Evita is styled so that all of the dialogue is sung and not spoken. It isn’t dialogue, song, dialogue, song, dialogue. It’s big number, little number, BIG NUMBER, interstitial number, little number, etc. As such, there is no room for Madonna to be delivering dialogue. She is singing from her first frame to her last (except when she’s dead or quiet). Added to that, Evita is directed by Alan Parker. Alan Parker’s style always hewed closer to a music video than a movie. His main claim to fame was Pink Floyd’s The Wall, though he also directed Fame and The Commitments. In turn, Evita‘s style, though much calmer than The Wall, shared much of its iconography and sense of motion and editing.

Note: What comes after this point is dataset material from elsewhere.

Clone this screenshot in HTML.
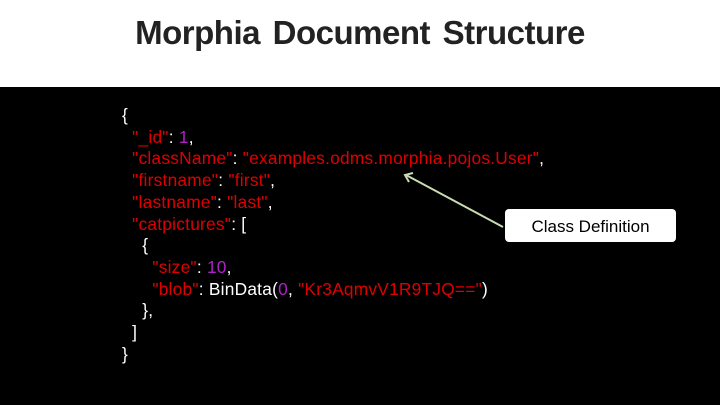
<!DOCTYPE html>
<html><head><style>
body{margin:0;width:720px;height:405px;overflow:hidden;background:#000;font-family:"Liberation Sans",sans-serif}
.hdr{position:absolute;left:0;top:0;width:720px;height:87px;background:#fff}
.t{position:absolute;left:0;width:720px;top:14px;text-align:center;font-weight:bold;font-size:33px;color:#222;letter-spacing:-0.5px;word-spacing:4px}
.code{position:absolute;left:122px;top:105px;font-size:17.3px;line-height:21.7px;color:#fff;white-space:pre;letter-spacing:0.25px}
.r{color:#e00000}.p{color:#b020c8}
.box{position:absolute;left:505px;top:209px;width:171px;height:33px;background:#fff;border-radius:4px;font-size:17px;line-height:35px;text-align:center;color:#000}
</style></head><body>
<div class="hdr"><div class="t">Morphia Document Structure</div></div>
<div class="code">{
  <span class="r">"_id"</span>: <span class="p">1</span>,
  <span class="r">"className"</span>: <span class="r">"examples.odms.morphia.pojos.User"</span>,
  <span class="r">"firstname"</span>: <span class="r">"first"</span>,
  <span class="r">"lastname"</span>: <span class="r">"last"</span>,
  <span class="r">"catpictures"</span>: [
    {
      <span class="r">"size"</span>: <span class="p">10</span>,
      <span class="r">"blob"</span>: BinData(<span class="p">0</span>, <span class="r">"Kr3AqmvV1R9TJQ=="</span>)
    },
  ]
}</div>
<svg style="position:absolute;left:0;top:0" width="720" height="405">
<line x1="503" y1="227" x2="406" y2="175" stroke="#c8dcb0" stroke-width="2"/>
<polyline points="413,173 405,175 409,182" fill="none" stroke="#c8dcb0" stroke-width="2"/>
</svg>
<div class="box">Class Definition</div>
</body></html>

Madonna’s Eva Peron, therefore, wasn’t heavy lifting in terms of delivering dialogue. But, it was all pantomime. In turn, Madonna shines as Eva Peron. As she should, as she’s practically acting out some people’s perception of her life on screen. Going to the big city, hooking up with men in a constant drive for power, finally finding the right combination, and making a name for herself as well as for him. The metaness of casting Madonna as Eva Peron should not be understated. This casting choice is on par with casting Lana Turner in Imitation of Life. As we’ve seen, Madonna’s cinematic career has been ripe for these types of meta discussions, even down to the tiny parts like Four Rooms.
As such, its hard to not view songs and storylines like Goodnight and Thank You as being commentary on Madonna’s life. Her singing seems to be a little offkey throughout the movie, but I’m unsure if that’s the case or if Webber wrote her role so that it was slightly off kilter with the rest of the music to both stand out more and to be offkey with Che’s (Bandaras) Greek chorus. It could be a little sharp, but not having nor wanting to hear any of the original cast recordings, I’m loathe to make any tonal judgments.

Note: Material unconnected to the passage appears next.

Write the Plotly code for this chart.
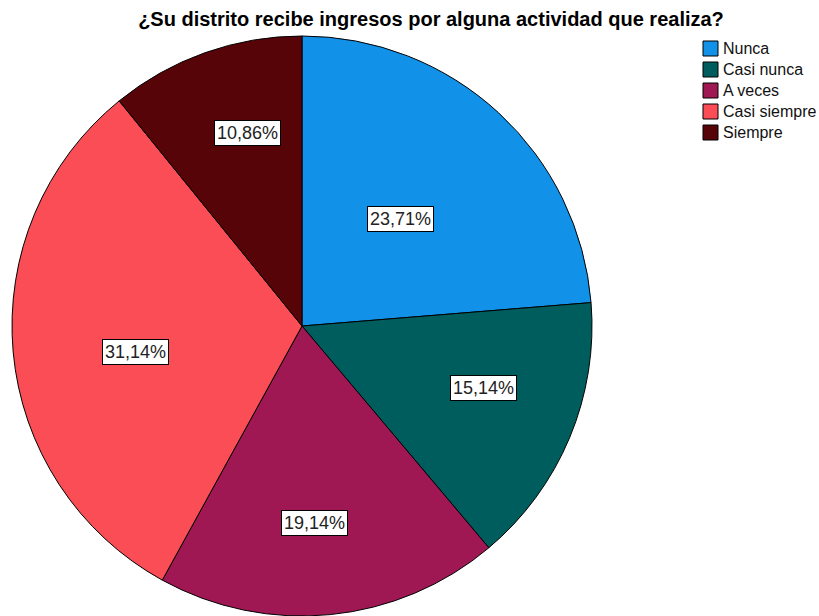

What is on display is Madonna’s physicality. She can nail the emotions of the scenes with her body and with her face. I apologize for the low-resolution of these clips, but all of the songs were so damned long, and I didn’t want to screw up the timing, so I just included the ones that have already been on the internet.
In Rainbow High, the use of mime to communicate the story is most evident, and Madonna is strongest here, alternating between Model and politician, and combining the two to create a power woman who controls her image, even though it is elevating her past the image of a peasant. One should notice how she handles herself in meetings, even taking some tips from Faye Dunaway as Joan Crawford.

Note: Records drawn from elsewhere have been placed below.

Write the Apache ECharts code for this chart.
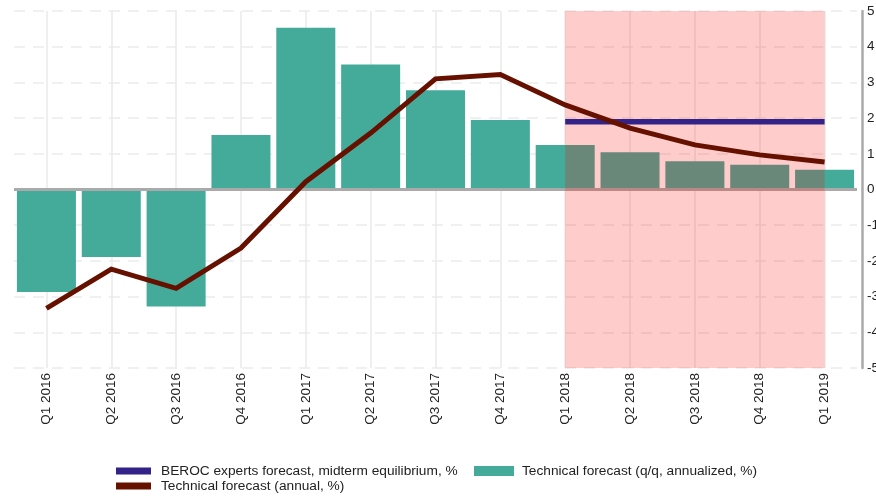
<!DOCTYPE html>
<html>
<head>
<meta charset="utf-8">
<script src="https://cdn.jsdelivr.net/npm/echarts@6/dist/echarts.min.js"></script>
<style>
html,body{margin:0;padding:0;background:#fff;}
#chart{width:876px;height:497px;}
</style>
</head>
<body>
<div id="chart"></div>
<script>
const categories = ['Q1 2016','Q2 2016','Q3 2016','Q4 2016','Q1 2017','Q2 2017','Q3 2017','Q4 2017','Q1 2018','Q2 2018','Q3 2018','Q4 2018','Q1 2019'];
const qqAnnualized = [-2.87,-1.89,-3.28,1.53,4.53,3.5,2.78,1.95,1.25,1.04,0.79,0.69,0.55];
const annual = [-3.33,-2.23,-2.77,-1.64,0.22,1.58,3.1,3.22,2.37,1.72,1.25,0.97,0.77];
const beroc = [null,null,null,null,null,null,null,null,1.9,1.9,1.9,1.9,1.9];
const forecastStart = 'Q1 2018';
const forecastEnd = 'Q1 2019';
const yTicks = [-5,-4,-3,-2,-1,0,1,2,3,4,5];

const NAME_BEROC = 'BEROC experts forecast, midterm equilibrium, %';
const NAME_QQ = 'Technical forecast (q/q, annualized, %)';
const NAME_ANNUAL = 'Technical forecast (annual, %)';

const FONT = 'Liberation Sans, Arial, Helvetica, sans-serif';
const chart = echarts.init(document.getElementById('chart'), null, {renderer:'canvas'});

const lineLegendText = {fontFamily: FONT, fontSize: 13.7, color: '#222', padding: [0,0,0,5]};
const barLegendText = {fontFamily: FONT, fontSize: 13.7, color: '#222', padding: [0,0,0,3]};

chart.setOption({
  animation: false,
  backgroundColor: '#fff',
  grid: {left: 14, right: 19, top: 11, bottom: 129, containLabel: false, outerBoundsMode: 'none'},
  legend: [
    {data: [NAME_BEROC], left: 116, top: 464, padding: 0, icon: 'rect', itemWidth: 35, itemHeight: 7, textStyle: lineLegendText, selectedMode: false},
    {data: [NAME_QQ], left: 474, top: 464, padding: 0, icon: 'rect', itemWidth: 40, itemHeight: 10, textStyle: barLegendText, selectedMode: false},
    {data: [NAME_ANNUAL], left: 116, top: 479, padding: 0, icon: 'rect', itemWidth: 35, itemHeight: 7, textStyle: lineLegendText, selectedMode: false}
  ],
  xAxis: {
    type: 'category',
    data: categories,
    boundaryGap: true,
    axisLine: {show: false},
    axisTick: {show: false},
    splitLine: {show: false},
    axisLabel: {rotate: 90, margin: 5, fontFamily: FONT, fontSize: 13.5, color: '#222'}
  },
  yAxis: {
    type: 'value',
    position: 'right',
    offset: 5,
    min: -5, max: 5, interval: 1,
    axisLine: {show: true, lineStyle: {color: '#aaaaaa', width: 2.5}},
    axisTick: {show: false},
    axisLabel: {margin: 5, fontFamily: FONT, fontSize: 13.5, color: '#222',
      formatter: v => yTicks.includes(v) ? String(v) : ''},
    splitLine: {show: true, lineStyle: {color: '#ebebeb', width: 1.6, type: [11, 8]}}
  },
  series: [
    {
      name: 'vgrid', type: 'line', data: categories.map(() => null), z: 1, silent: true,
      showSymbol: false,
      markLine: {
        z: 1, silent: true, symbol: ['none','none'], label: {show: false},
        lineStyle: {color: '#ebebeb', width: 1.6, type: 'solid'},
        emphasis: {disabled: true},
        data: categories.map(c => ({xAxis: c}))
      }
    },
    {
      name: NAME_QQ, type: 'bar', data: qqAnnualized, z: 2,
      barCategoryGap: '9%',
      itemStyle: {color: '#44AA99'},
      emphasis: {disabled: true},
      markLine: {
        z: 3, silent: true, symbol: ['none','none'], label: {show: false},
        lineStyle: {color: '#aaaaaa', width: 3, type: 'solid'},
        emphasis: {disabled: true},
        data: [{yAxis: 0}]
      }
    },
    {
      name: 'forecastArea', type: 'line', data: categories.map(() => null), z: 4, silent: true,
      showSymbol: false,
      markArea: {
        z: 4, silent: true, label: {show: false},
        itemStyle: {color: 'rgba(255,0,0,0.2)'},
        emphasis: {disabled: true},
        data: [[{xAxis: forecastStart}, {xAxis: forecastEnd}]]
      }
    },
    {
      name: NAME_BEROC, type: 'line', data: beroc, z: 5,
      showSymbol: false, symbol: 'none',
      itemStyle: {color: '#332288'},
      lineStyle: {color: '#332288', width: 5.5, cap: 'butt'},
      emphasis: {disabled: true}
    },
    {
      name: NAME_ANNUAL, type: 'line', data: annual, z: 6,
      showSymbol: false, symbol: 'none',
      itemStyle: {color: '#661100'},
      lineStyle: {color: '#661100', width: 5, cap: 'butt', join: 'miter'},
      emphasis: {disabled: true}
    }
  ]
});
</script>
</body>
</html>
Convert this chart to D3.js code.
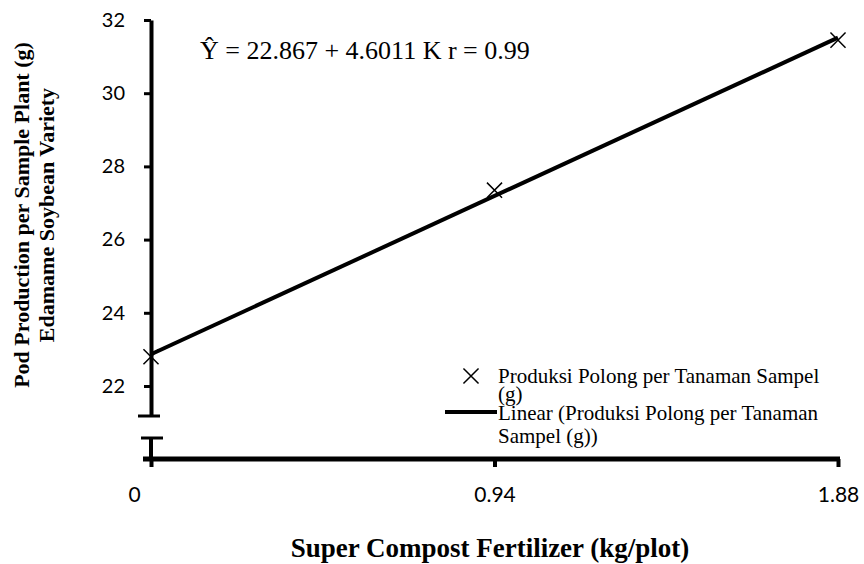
<!DOCTYPE html>
<html>
<head>
<meta charset="utf-8">
<script src="https://cdn.jsdelivr.net/npm/d3@7"></script>
<style>
  body { margin: 0; background: #fff; }
  svg { display: block; }
</style>
</head>
<body>
<svg id="chart" width="864" height="564"></svg>
<script>
// ---- data ----
const doses = [0, 0.94, 1.88];                 // kg/plot
const podWeight = [22.8, 27.35, 31.45];        // g
const yTicks = [22, 24, 26, 28, 30, 32];
const xTickLabels = ["0", "0.94", "1.88"];
const intercept = 22.867;
const slope = 4.6011;
const equationText = "Ŷ = 22.867 + 4.6011 K r = 0.99";
const legendPoint = ["Produksi Polong per Tanaman Sampel", "(g)"];
const legendLine = ["Linear (Produksi Polong per Tanaman", "Sampel (g))"];
const yTitle = ["Pod Production per Sample Plant (g)", "Edamame Soybean Variety"];
const xTitle = "Super Compost Fertilizer (kg/plot)";

const svg = d3.select("#chart");
const serif = "'Liberation Serif','Times New Roman',serif";
const sans = "Lato, 'Open Sans', sans-serif";

const x = d3.scaleLinear().domain([0, 1.88]).range([151, 838]);
const y = d3.scaleLinear().domain([21.18, 32]).range([416, 20]);
const xAxisY = 459;

// ---- y axis ----
const yAxis = svg.append("g").attr("transform", `translate(${x(0)},0)`)
  .call(d3.axisLeft(y).tickValues(yTicks).tickSize(7).tickSizeOuter(0).tickPadding(19));
yAxis.select(".domain").attr("stroke-width", 4);
yAxis.selectAll(".tick line").attr("stroke-width", 3);
yAxis.selectAll(".tick text").attr("font-family", sans).attr("font-size", 20).attr("fill", "#000");

// axis break caps
svg.append("line").attr("x1", x(0) - 13).attr("x2", x(0) + 9)
  .attr("y1", y.range()[0]).attr("y2", y.range()[0]).attr("stroke", "#000").attr("stroke-width", 3);
svg.append("line").attr("x1", x(0) - 10).attr("x2", x(0) + 12)
  .attr("y1", 438).attr("y2", 438).attr("stroke", "#000").attr("stroke-width", 3);
svg.append("line").attr("x1", x(0)).attr("x2", x(0))
  .attr("y1", 438).attr("y2", xAxisY).attr("stroke", "#000").attr("stroke-width", 4);

// ---- x axis ----
const xAxis = svg.append("g").attr("transform", `translate(0,${xAxisY})`)
  .call(d3.axisBottom(x).tickValues(doses).tickSize(8).tickSizeOuter(0).tickPadding(20)
    .tickFormat((d, i) => xTickLabels[i]));
xAxis.select(".domain").remove();
xAxis.selectAll(".tick line").attr("stroke-width", 4);
xAxis.selectAll(".tick text").attr("font-family", sans).attr("font-size", 21).attr("fill", "#000")
  .attr("dx", (d, i) => i === 0 ? -17 : 0);
svg.append("line").attr("x1", x(0) - 8).attr("x2", x(1.88) + 2)
  .attr("y1", xAxisY).attr("y2", xAxisY).attr("stroke", "#000").attr("stroke-width", 5);

// ---- regression line ----
svg.append("line")
  .attr("x1", x(0)).attr("y1", y(intercept))
  .attr("x2", x(1.88)).attr("y2", y(intercept + slope * 1.88))
  .attr("stroke", "#000").attr("stroke-width", 4);

// ---- points (crosses) ----
const cross = d3.symbol().type(d3.symbolX).size(150);
svg.selectAll("path.pt").data(doses).join("path").attr("class", "pt")
  .attr("d", cross)
  .attr("transform", (d, i) => `translate(${x(d)},${y(podWeight[i])})`)
  .attr("fill", "none").attr("stroke", "#000").attr("stroke-width", 1.5);

// ---- equation ----
svg.append("text").attr("x", 200).attr("y", 59)
  .attr("font-family", serif).attr("font-size", 26).attr("fill", "#000")
  .text(equationText);

// ---- legend ----
const lg = svg.append("g").attr("font-family", serif).attr("font-size", 21).attr("fill", "#000");
lg.append("path").attr("d", cross).attr("transform", "translate(471,376)")
  .attr("fill", "none").attr("stroke", "#000").attr("stroke-width", 1.5);
lg.append("text").attr("x", 498).attr("y", 383).text(legendPoint[0]);
lg.append("text").attr("x", 498).attr("y", 401).text(legendPoint[1]);
lg.append("line").attr("x1", 445).attr("x2", 497).attr("y1", 412).attr("y2", 412)
  .attr("stroke", "#000").attr("stroke-width", 4);
lg.append("text").attr("x", 498).attr("y", 420).text(legendLine[0]);
lg.append("text").attr("x", 498).attr("y", 443).text(legendLine[1]);

// ---- axis titles ----
const yt = svg.append("text").attr("transform", "translate(0,215) rotate(-90)")
  .attr("text-anchor", "middle").attr("font-family", serif).attr("font-weight", "bold")
  .attr("font-size", 22).attr("fill", "#000");
yt.append("tspan").attr("x", 0).attr("y", 29).text(yTitle[0]);
yt.append("tspan").attr("x", 0).attr("y", 54).text(yTitle[1]);

svg.append("text").attr("x", 490).attr("y", 557).attr("text-anchor", "middle")
  .attr("font-family", serif).attr("font-weight", "bold").attr("font-size", 27).attr("fill", "#000")
  .text(xTitle);
</script>
</body>
</html>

Alan Parker knows where Madonna’s strengths are, and he uses her to his full advantage. Madonna has always had a screen presence, even as she sucked at acting. All eyes were magnetically drawn to her, so when she failed she failed hard. Here, she isn’t given the option to fail, so when she soars through her image, she scores big time.
Even in Eva’s Final Broadcast, Madonna’s pantomimes are playing to the cheap seats, as if she’s in a Broadway production. Taken alone, the miming would be a bit broad, but the whole movie has been a Parker production from frame one. Everything in the film is relatively overblown, to match the style of Webber’s music, and so overmiming is perfectly fitting with the tone of the movie. Besides, Madonna rarely overacts, except for Who’s That Girl?
Madonna would win a Best Actress Golden Globe for her role as Eva Peron, her first. Though she was ignored for the 69th Academy awards, the song You Must Love Me won Best Original Song.
Julius
Well, despite the great performance, this was the most painful film of the bunch. Everything from here on out is more terrible Madonna acting, but they’re at least hilariously terrible Madonna movies. Just say no to Andrew Lloyd Webber.